Afenyi Dadzie has served in various capacities on different boards in Ghana and elsewhere some of these include Tender Board, Ministry of Foreign Affairs Advisory Committee, Ghana Institute of Journalism (GIJ), National Media Commission (NMC), Ekumfiman Rural Bank, CDH Insurance, a Kulendi at Law a reputable private legal firm in Accra. In 1993, she became an associate of the Women's Institute for Freedom of the Press (WIFP). WIFP is an American nonprofit publishing organization. The organization works to increase communication between women and connect the public with forms of women-based media. She is currently a Council of State member under President Akuffo - Addo's administration and also a Council of State member with ECOWAS.

She was first woman Vice President and subsequently the President of the Ghana Journalists Association (GJA). She was also the longest serving president after serving for a period of seven years as President(1996 - 2003).

She was appointed a member Council of State in 2005 by the then President John Kufour.

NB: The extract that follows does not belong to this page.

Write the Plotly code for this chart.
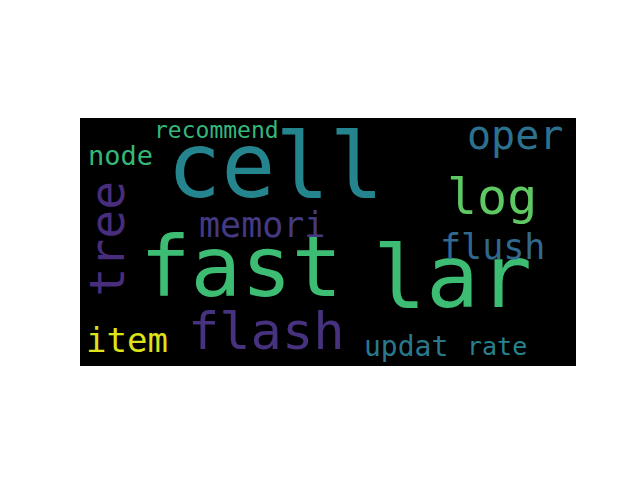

She was the youngest person as at then to be appointed to serve on the Council which happens to be the advisory body to the President of Ghana.

She is the National Prayer Director for the Women's Aglow Ministry and interdenominational Christian women's fellowship.

==Awards and recognition==
She is a recipient of the National Award the Order of Volta.
Gifty Afenyi-Dadzie was awarded Personality for the Year 2018 at the Harvest Praise annual gospel music concert organized by Harvest International Ministries (HIM).

== Personal life ==
She is married to Mr. Kwesi Tetteh Dadzie.